Your Lifestyle's Workstyle

 

White desk with keyboard, mouse, and coffee cup.

 

You’ve heard of the increasingly popular “Lifestyle Brand” concept. You know, those folks blogging and vlogging on family, home, parents, and travel. Well, I just realized that I have a “Workstyle Brand”—blogging and vlogging on work climate, working conditions/supervisors/managers/leaders, and work life! Kind of catchy, isn’t it? This amusing concept-realization came to me while researching mobile app software and translating my design into reality.

My “Workstyle Brand” is all about the essential ingredient for all transformation adventures: attitude. It doesn’t matter where you live or work, what you wear or win, your position, industry, or organization size/configuration. It’s all YOU! How you think and feel about what you see and what you do with that insight and information is all shaped by your attitude.

Attitude—how you think and feel—is what actually drives the nature of your actions. No matter how far out of your comfort zone such responding actions may take you, the end result is healing peace—of mind, body, and spirit. When you think about a work-style, it’s not too far afield from your life-style because your work consumes the majority of your life.

A transformation adventure is about reintegration, owning, and healing your fractured self which has lost the cohesive surety of a clear and magnetizing center. (Or is that just me!) This is most powerfully achieved at work. Not the sole province of “extra curricular” endeavors, transformation adventures await us everywhere and in each interaction.

We are each insightful by nature. And at our core, we are wired to be useful and compassionate. We just may not naturally use these elements in optimal order and combinations. (Or is that just me ;-)?)

We all have insights at work from our particular job function and level within the organization.
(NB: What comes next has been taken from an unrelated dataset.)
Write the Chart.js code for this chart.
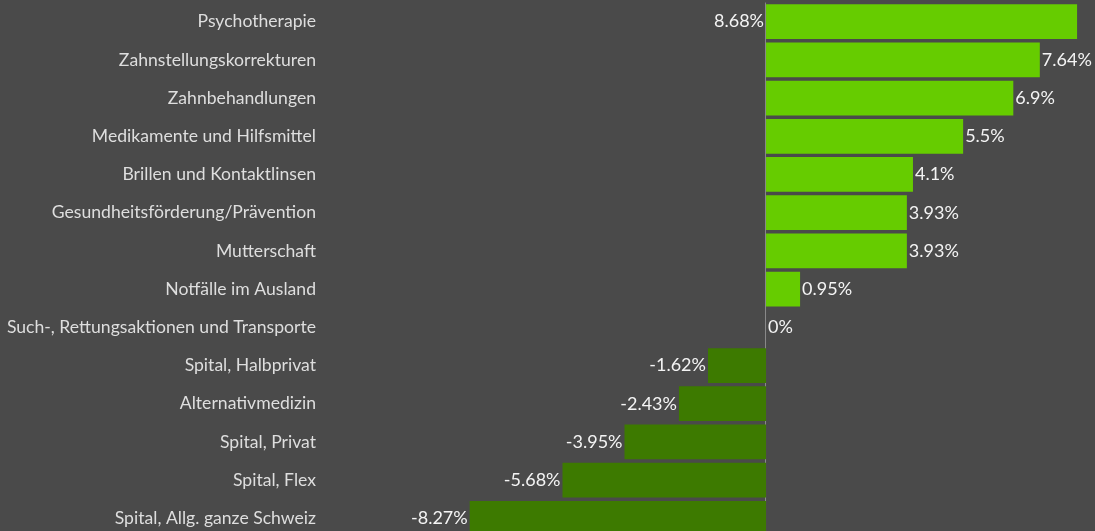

We strangely keep much of this to ourselves. We try our best to put on a strong poker face in meetings and then sigh a burst of emotion (and insight) once the meeting is over and we’ve left the room. We may complain to or with our colleagues, but continue to keep our emotion and information (insight) under wraps.

In most cases, the sign we look for to confirm our value at work is being useful—serving a recognized/important role/function. Part of our concept of being useful is to also be successful and do our best to please those in charge with our efforts. We are often zealous with this endeavor in one way or another. Our best intended efforts, however, often allow our compassion for others and/or the organizational mission to morph into a misplaced passion—a sacrifice of what needs to be said instead of sacrificing the discomfort and perceived risk involved in saying what must be said.

In a workstyle, as in a lifestyle, it’s about aligning what we actually see with what serves a useful functional purpose and contributes to a greater good for the team unit and the organizational community, society, and world. Think of it as “emotional feng shui”, where true insight, usefulness, and compassion serve long-term health over the short-term discomfort of having to rearrange your perceptions of form and function. This is how transformation happens in your workstyle!